Ireland and Carolingian Brittany: Texts and Transmission

Ireland and Carolingian Brittany: Texts and Transmission (IrCaBriTT)

The Ireland and Carolingian Brittany: Texts and Transmission (IRCABRITT) project is funded by the Laureate Scheme (2018–2022) of the Irish Research Council and led by Dr Jacopo Bisagni.

The IRCABRITT project will explore the intellectual exchanges between Ireland, Brittany and Francia during the Carolingian age (c. AD 750–1000). More specifically, the project will assess the impact of the literary and scholarly heritage of early Christian Ireland on the shaping of textual and cultural identity among the intellectual élite of medieval Brittany, a country situated on the frontier between the Insular world and the European mainland.

The research will focus on a newly-discovered group of highly distinctive early medieval texts on computus (the science of time-reckoning) and biblical exegesis, all showing clear links with Brittany. Besides providing substantial new evidence for hitherto neglected areas of Breton education and scholarship in the Carolingian age, these works demonstrate the formative contribution of medieval Irish learning to the development of Breton ‘scientific’ and religious ideas already between the late eighth and the early ninth century.

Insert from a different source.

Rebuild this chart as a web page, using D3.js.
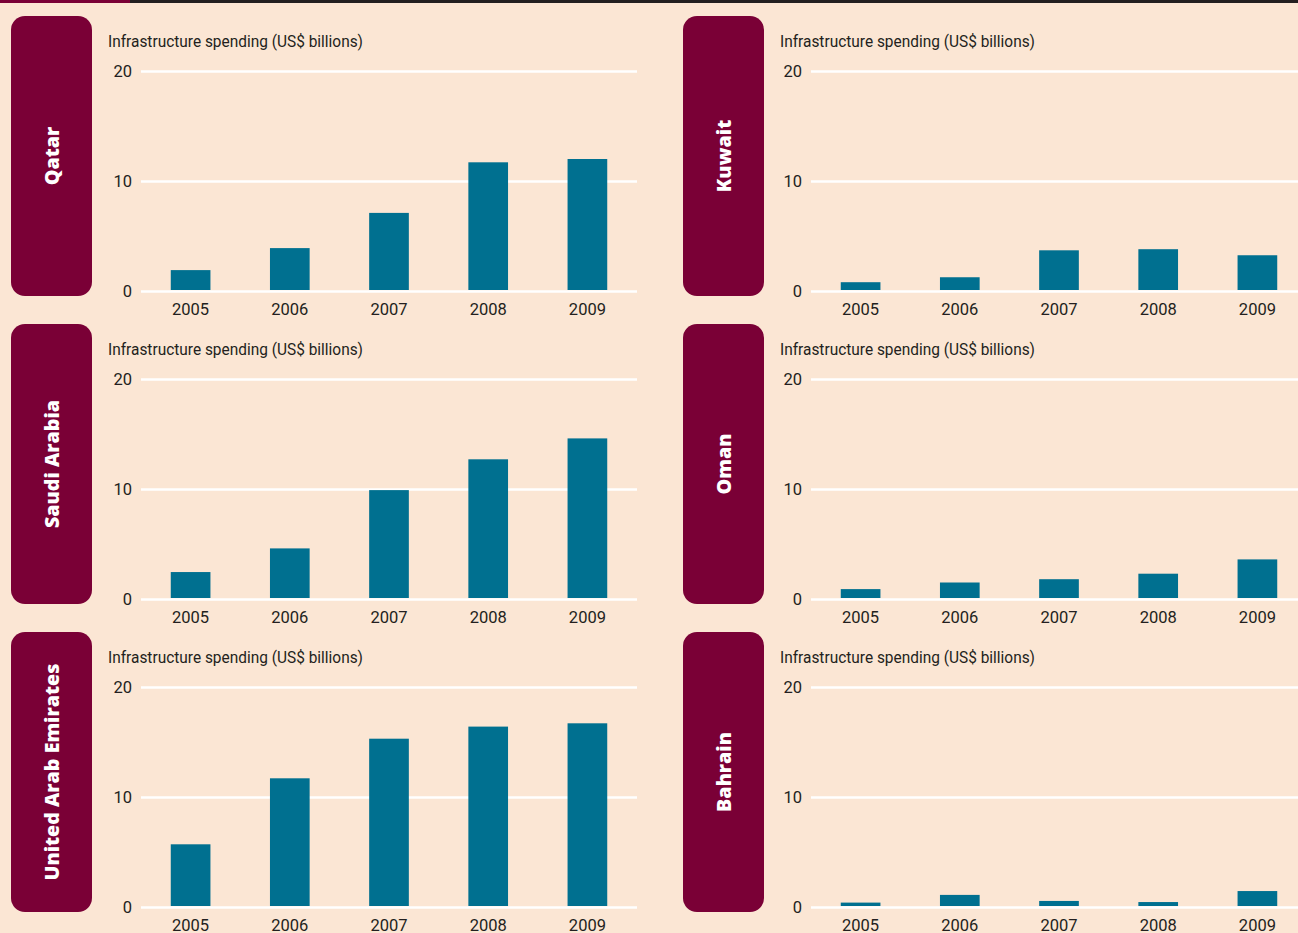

Philological analysis of the newly-discovered texts and the manuscripts that contain them will be carried out with a view to shedding light on the sources available to the medieval Breton ecclesiastical literati, the linguistic character of Breton Latinity, and the Breton contribution to the development of Carolingian computus and exegesis. Moreover, the integration of this new evidence into a comprehensive assessment of the Breton transmission of Irish literature will allow the IRCABRITT team to explore the intellectual networks that linked the Insular, Breton and Frankish scriptoria where these works were produced, copied and studied.